The Twelfth Day of Classic Comics Christmas 2020 Dec 24, 2020 13:06:16 GMT -5 shaxper, Slam_Bradley, and 9 more like this
Post by Prince Hal on Dec 24, 2020 13:06:16 GMT -5
1. Bill Finger
As with my other choices, all I had to do was to start looking up the stories that have made the deepest impressions on me. It made selecting the writers who were by dint therefore, my “favorites.” That made the selecting, if not the ranking, a heckuva lot easier, with this exception.
I was torn for only a minute about whether Bill Finger should be first or second, but when I factored in his enormous influence on popular culture, let alone on comics culture, I had no doubt.
If Finger did not “create” Batman, he gave him the depth and substance that an icon requires if it is to last. Batman certainly has lasted; indeed he has become one of the iconic characters, in popular culture.
As a kid, being ushered into the vast realm of comics, I was like Billy Batson walking through the subway tunnel to meet Shazam. eager to learn the secrets of this comic book universe. Thanks to the magic of 80-Page Giants, I was able to experience the tapestry of the Batman saga that Finger had woven from strands of legend, myth, pulp adventures, and his own imagination. His fingerprints (Sorry!) are all over comics, television, and movies today, and they always will be.
Were there stretches of memorable dialogue, flights of poetry, the angst, the Sturm und Drang, and the iconoclasm that have so dominated comics these last couple of decades?
No, none of that. For better or worse, Finger worked in a system as rigid and factory-like as the studio system that produced thousands of popular entertainments for the masses and kept the flow of filthy lucre streaming into the pockets of the wealthy men who owned these artistic plantations.
However, Finger, working within the strict boundaries of expedience, and laboring in the shadow of Bob Kane, sculpted a character and a legend that transcended those boundaries and became an archetype. What Batman’s legend needed, Finger supplied: an evil nemesis (the Joker); a sultry female counterpart (Catwoman); a Rogues’ Gallery rivaled only by Dick Tracy’s (Hugo Strange; Two-Face; Riddler; Clayface); a dashing young sidekick (Robin); even silliness on a par with Weisinger’s Superman (Bat-Hound, Bat-Mite, etc.).

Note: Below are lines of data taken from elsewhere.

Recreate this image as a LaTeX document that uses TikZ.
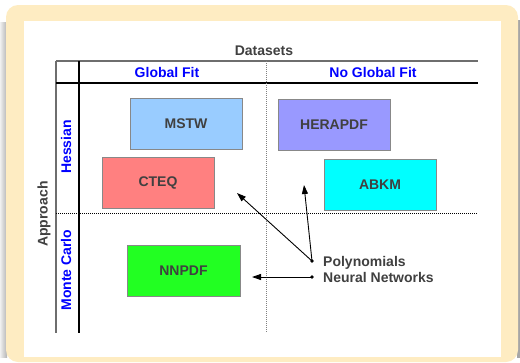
\documentclass[tikz,border=0pt]{standalone}
\usepackage{fontspec}
\setmainfont{Liberation Sans}
\usetikzlibrary{arrows.meta}
\definecolor{cream}{RGB}{254,236,194}
\definecolor{txtgrey}{RGB}{64,64,64}
\definecolor{bordergrey}{RGB}{136,136,136}
\definecolor{linegrey}{RGB}{110,110,110}
\definecolor{mstwc}{RGB}{153,204,255}
\definecolor{herac}{RGB}{153,153,255}
\definecolor{cteqc}{RGB}{255,128,128}
\definecolor{abkmc}{RGB}{0,255,255}
\definecolor{nnpdfc}{RGB}{34,255,34}
\definecolor{hblue}{RGB}{0,0,255}
\begin{document}
\begin{tikzpicture}[x=1pt,y=-1pt,
  pdfbox/.style={draw=bordergrey, line width=1pt, minimum width=112pt, minimum height=51pt,
    inner sep=0pt, font=\bfseries\fontsize{14}{16}\selectfont, text=txtgrey},
  hdr/.style={inner sep=0pt, font=\bfseries\fontsize{14}{16}\selectfont, text=hblue},
  ttl/.style={inner sep=0pt, font=\bfseries\fontsize{14}{16}\selectfont, text=txtgrey},
  dot/.style={circle, fill=black, inner sep=0pt, minimum size=3.6pt},
  arr/.style={line width=0.9pt, -{Triangle[length=9pt,width=6pt]}, shorten <=-1pt},
  gridthick/.style={line width=1.4pt},
]
\useasboundingbox (0,0) rectangle (520,362);
% frame
\shade[left color=gray!12, right color=gray!60] (0,22) rectangle (7,357);
\fill[gray!70] (517,20) rectangle (520,358);
\fill[cream, rounded corners=12pt] (6,5) rectangle (518,362);
\fill[white] (24,21) rectangle (501,357);
% table lines
\draw[gridthick, draw=linegrey] (56,61) -- (478,61);
\draw[gridthick, draw=linegrey] (56,61) -- (56,333);
\draw[gridthick, draw=black] (56,83) -- (478,83);
\draw[gridthick, draw=black] (79,61) -- (79,333);
\draw[line width=0.9pt, draw=gray, dash pattern=on 1pt off 1pt] (266,61) -- (266,333);
\draw[line width=0.9pt, draw=black, dash pattern=on 1pt off 1pt] (56,213) -- (478,213);
% headers
\node[ttl] (datasets) at (264,51) {Datasets};
\node[hdr] (global) at (167,72) {Global Fit};
\node[hdr] (noglobal) at (373,72) {No Global Fit};
\node[hdr, rotate=90] (hessian) at (66,147) {Hessian};
\node[hdr, rotate=90] (monte) at (66,270) {Monte Carlo};
\node[ttl, rotate=90] (approach) at (44,214) {Approach};
% boxes
\node[pdfbox, fill=mstwc] (mstw) at (186,123.5) {MSTW};
\node[pdfbox, fill=herac] (hera) at (334,124.5) {HERAPDF};
\node[pdfbox, fill=cteqc] (cteq) at (158,183) {CTEQ};
\node[pdfbox, fill=abkmc] (abkm) at (380,184.5) {ABKM};
\node[pdfbox, fill=nnpdfc, minimum width=113pt] (nnpdf) at (183.5,271) {NNPDF};
% legend
\node[ttl, anchor=base west] (poly) at (323,266) {Polynomials};
\node[ttl, anchor=base west] (neural) at (323,282) {Neural Networks};
\node[dot] (pd) at (312,261) {};
\node[dot] (nd) at (312,277) {};
\coordinate (t1) at (237,193);
\coordinate (t2) at (304,185);
\coordinate (t3) at (252,277);
\draw[arr] (pd.center) -- (t1);
\draw[arr] (pd.center) -- (t2);
\draw[arr] (nd.center) -- (t3);
\end{tikzpicture}
\end{document}
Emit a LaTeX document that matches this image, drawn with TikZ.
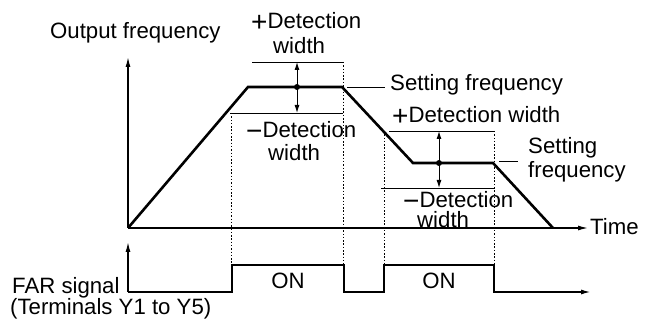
\documentclass[tikz,border=0pt]{standalone}
\usepackage{fontspec}
\setmainfont{Liberation Sans}
\usetikzlibrary{arrows.meta}
\newcommand{\bigplus}{\raisebox{-2.5pt}{\fontsize{28}{28}\selectfont +}}
\newcommand{\bigminus}{\raisebox{-2.5pt}{\fontsize{28}{28}\selectfont −}}
\begin{document}
\begin{tikzpicture}[x=1pt,y=-1pt,
  lbl/.style={inner sep=0pt,font=\fontsize{22.2}{25}\selectfont},
  axis/.style={line width=1.3pt,-{Latex[length=10pt,width=5pt]}},
  curve/.style={line width=2.6pt,line join=miter},
  sig/.style={line width=1.6pt,line join=miter,-{Latex[length=10pt,width=5pt]}},
  band/.style={line width=0.9pt},
  guide/.style={line width=0.9pt,dash pattern=on 1.5pt off 1.8pt},
  dbl/.style={line width=1pt,{Latex[length=8pt,width=5pt]}-{Latex[length=8pt,width=5pt]}},
  leader/.style={line width=0.9pt}]
\useasboundingbox (0,0) rectangle (648,323);
% coordinates
\coordinate (O) at (128,228);
\coordinate (Ytop) at (128,57);
\coordinate (Xend) at (588,228);
\coordinate (A) at (248,87);
\coordinate (B) at (342,87);
\coordinate (C) at (413,163);
\coordinate (D) at (493,163);
\coordinate (E) at (553,228);
% top axes
\draw[axis] (O) -- (Ytop);
\draw[axis] (O) -- (Xend);
% frequency curve
\draw[curve] (O) -- (A) -- (B) -- (C) -- (D) -- (E);
% detection bands
\coordinate (u1a) at (252,62);  \coordinate (u1b) at (343,62);
\coordinate (l1a) at (230,113); \coordinate (l1b) at (343,113);
\coordinate (u2a) at (389,131); \coordinate (u2b) at (495,131);
\coordinate (l2a) at (381,188); \coordinate (l2b) at (495,188);
\draw[band] (u1a) -- (u1b);
\draw[band] (l1a) -- (l1b);
\draw[band] (u2a) -- (u2b);
\draw[band] (l2a) -- (l2b);
% double arrows and dots
\coordinate (m1) at (297,87);
\coordinate (m2) at (439,163);
\draw[dbl] (297,62) -- (297,113);
\draw[dbl] (439,131) -- (439,188);
\fill (m1) circle (3pt);
\fill (m2) circle (3pt);
% guides
\draw[guide] (231,113) -- (231,265);
\draw[guide] (343,62) -- (343,265);
\draw[guide] (384,131) -- (384,265);
\draw[guide] (494,131) -- (494,265);
% leaders
\draw[leader] (347,87) -- (385,87);
\draw[leader] (499,161) -- (518,161);
% bottom signal
\coordinate (O2) at (128,292);
\draw[axis] (O2) -- (128,242);
\draw[sig] (O2) -- (232,292) -- (232,265) -- (344,265) -- (344,292) -- (384,292) -- (384,265) -- (494,265) -- (494,292) -- (591,292);
% labels
\node[lbl,anchor=west] (of) at (50,33) {Output frequency};
\node[lbl,anchor=base west] (pd1) at (251,29) {\bigplus Detection};
\node[lbl,anchor=west] (pw1) at (273,46) {width};
\node[lbl,anchor=base west] (md1) at (246,138) {\bigminus Detection};
\node[lbl,anchor=west] (mw1) at (268,153) {width};
\node[lbl,anchor=west] (sf1) at (390,85) {Setting frequency};
\node[lbl,anchor=base west] (pd2) at (392,123) {\bigplus Detection width};
\node[lbl,anchor=west] (sf2a) at (528,148) {Setting};
\node[lbl,anchor=west] (sf2b) at (528,172) {frequency};
\node[lbl,anchor=base west] (md2) at (403,208) {\bigminus Detection};
\node[lbl,anchor=base west] (mw2) at (417,228) {width};
\node[lbl,anchor=west] (tm) at (590,227) {Time};
\node[lbl,anchor=west] (far) at (12,288) {FAR signal};
\node[lbl,anchor=west] (term) at (10,309) {(Terminals Y1 to Y5)};
\node[lbl] (on1) at (288,281) {ON};
\node[lbl] (on2) at (439,281) {ON};
\end{tikzpicture}
\end{document}
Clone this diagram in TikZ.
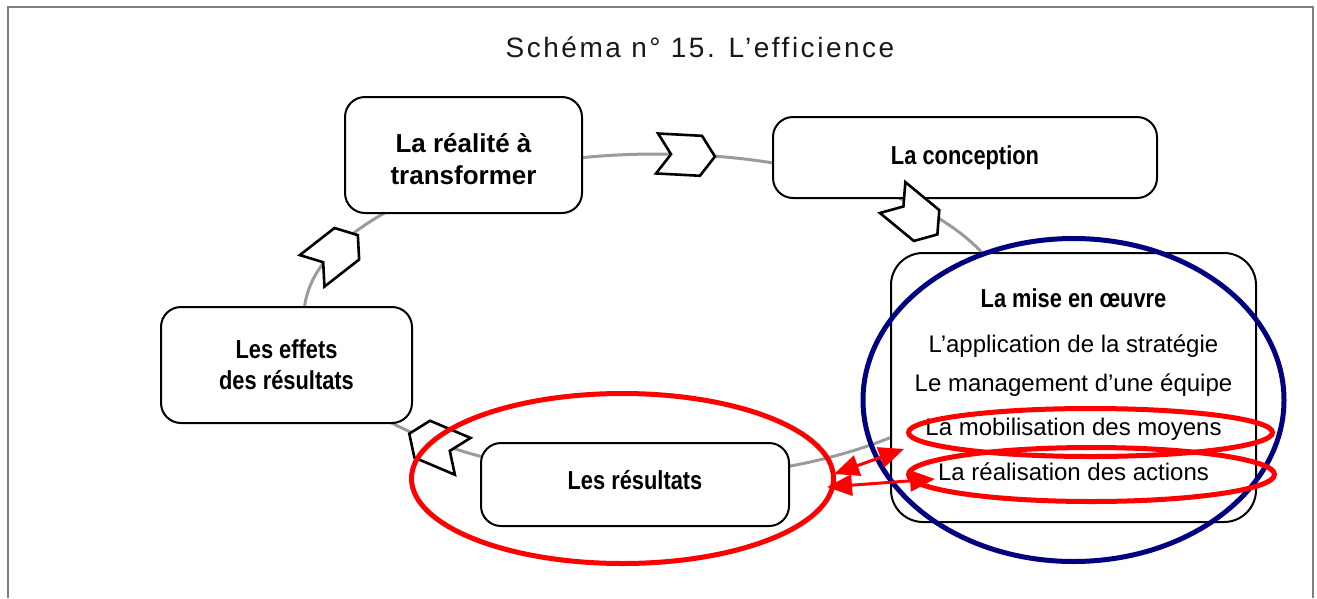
\documentclass[tikz,border=0pt]{standalone}
\usepackage{fontspec}
\setmainfont{Liberation Sans}
\newfontfamily\narrowfont[FakeStretch=0.84]{Liberation Sans}
\newfontfamily\titlefont[LetterSpace=9]{Liberation Sans}
\usetikzlibrary{shapes.geometric,shapes.symbols,arrows.meta}
\definecolor{navyc}{RGB}{0,0,128}
\definecolor{redc}{RGB}{255,0,0}
\definecolor{cyclegray}{RGB}{155,155,155}
\definecolor{framegray}{RGB}{128,128,128}
\begin{document}
\begin{tikzpicture}[x=1pt,y=-1pt,
  stagebox/.style={draw=black, line width=2pt, fill=white, rounded corners=20pt, inner sep=0pt, align=center},
  boldtxt/.style={font=\fontsize{26}{32}\selectfont\bfseries, align=center, inner sep=0pt},
  narrowtxt/.style={font=\narrowfont\fontsize{26}{31}\selectfont\bfseries},
  plaintxt/.style={font=\fontsize{24}{28}\selectfont, anchor=base, inner sep=0pt},
  flowmark/.style={signal, signal from=west, signal to=east, signal pointer angle=110, draw=black, line width=2.6pt, fill=white, minimum width=58pt, minimum height=40pt, inner sep=0pt},
  redring/.style={ellipse, draw=redc, line width=5pt, inner sep=0pt},
  bluering/.style={ellipse, draw=navyc, line width=5pt, inner sep=0pt},
  linkarrow/.style={draw=redc, line width=3pt, {Triangle[length=25pt,width=21pt]}-{Triangle[length=25pt,width=21pt]}}
]
\useasboundingbox (0,0) rectangle (1317,598);
\draw[framegray, line width=2pt] (8,598) -- (8,7) -- (1313,7) -- (1313,598);

\node[font=\titlefont\fontsize{28}{34}\selectfont, text=black!90, anchor=base, inner sep=0pt] (title) at (700,57) {Schéma n° 15. L’efficience};

% cycle line
\node[ellipse, draw=cyclegray, line width=3pt, minimum width=706pt, minimum height=324pt, inner sep=0pt] (loop) at (657,316) {};

% boxes
\node[stagebox, minimum width=237pt, minimum height=116pt] (real) at (463.5,155) {};
\node[boldtxt] (realT) at (463.5,159) {La réalité à\\transformer};
\node[stagebox, narrowtxt, minimum width=384pt, minimum height=81pt] (conc) at (965,157.5) {La conception};
\node[stagebox, rounded corners=32pt, minimum width=365pt, minimum height=269pt] (mise) at (1073.5,387.5) {};
\node[stagebox, minimum width=308pt, minimum height=83pt] (res) at (635,484.5) {};
\node[narrowtxt, anchor=base, inner sep=0pt] (resT) at (635,489) {Les résultats};
\node[stagebox, narrowtxt, minimum width=251pt, minimum height=116pt] (eff) at (286.5,365) {Les effets\\des résultats};

% texts of the implementation box
\node[narrowtxt, anchor=base, inner sep=0pt] (miseT) at (1073.5,307) {La mise en œuvre};
\node[plaintxt] (m1) at (1073.5,352) {L’application de la stratégie};
\node[plaintxt] (m2) at (1073.5,391) {Le management d’une équipe};
\node[plaintxt] (m3) at (1073.5,435) {La mobilisation des moyens};
\node[plaintxt] (m4) at (1073.5,480) {La réalisation des actions};

% chevrons
\node[flowmark, rotate=-3] (ch1) at (686,155) {};
\node[flowmark, rotate=-39.5] (ch2) at (915,216) {};
\node[flowmark, rotate=38] (ch3) at (335,253) {};
\node[flowmark, rotate=157] (ch4) at (436,445) {};

% highlight rings
\node[bluering, minimum width=421pt, minimum height=323pt] (blue) at (1073.5,400) {};
\node[redring, minimum width=422pt, minimum height=170pt] (redbig) at (622.5,478.5) {};
\node[redring, minimum width=364pt, minimum height=48pt] (ring3) at (1090.5,432.5) {};
\node[redring, minimum width=366pt, minimum height=54pt] (ring4) at (1091.5,474.5) {};

% red arrows
\coordinate (aL1) at (834,474);
\coordinate (aR1) at (904,449);
\coordinate (aL2) at (827,487);
\coordinate (aR2) at (935,479);
\draw[linkarrow] (aL1) -- (aR1);
\draw[linkarrow] (aL2) -- (aR2);
\end{tikzpicture}
\end{document}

He wrote clever mysteries; oddball science-fiction; melodramas tinged with social comment; and intriguing slice-of-life stories in which Batman stayed out of the spotlight. Not to strain the movie studio analogy, but Finger turned Batman and Detective into the equivalent of Warner Brothers. His stories in the 30s and 40s were inevitably marked by violence, vengeance, realism and tragedy.
Few Finger villains were simple. For all the Joker’s sui generis evil in his first appearances, Finger changed everything when he wrote “The Man Behind the Red Hood “ for Detective 168. Forget the ripple effect; that story has been like a tsunami. Then there were the maniacal (original) Clayface; the damaged Catwoman and her love-hate relationship with Batman; and the poignant story of Two-Face, an eerie version of what Batman himself might have become.
Finger worked in sub-text, however unknowingly, but his sensitivity and his emotional intelligence made him an ideal writer for Batman, who at his core, was a hero with deep dark secrets, and a hunger for justice that often threatened to become a lust for vengeance in his early days. He spent his life in pursuit of wounded grotesques not very different from him and Finger was the first to hint at that sad side to his character; it has become a trope that nowadays risks becoming a cliché.
And when Finger broke the formula, he left us with the kinds of stories that have become canonical, no matter which era’s Batman they involved. Where would the story of Batman be, for instance without, the aforementioned “Man Behind the Red Hood” and two other Finger classics, the haunting "The Origin of the Batman" (Batman 47); and the powerful “Robin Dies at Dawn (Batman 156)?
I thank Bill Finger, who so long was taken advantage of by Kane and DC for imagining the Batman and his complex story into four-color life.
And for introducing one eager young reader into a new world of adventure, emotion and imagination.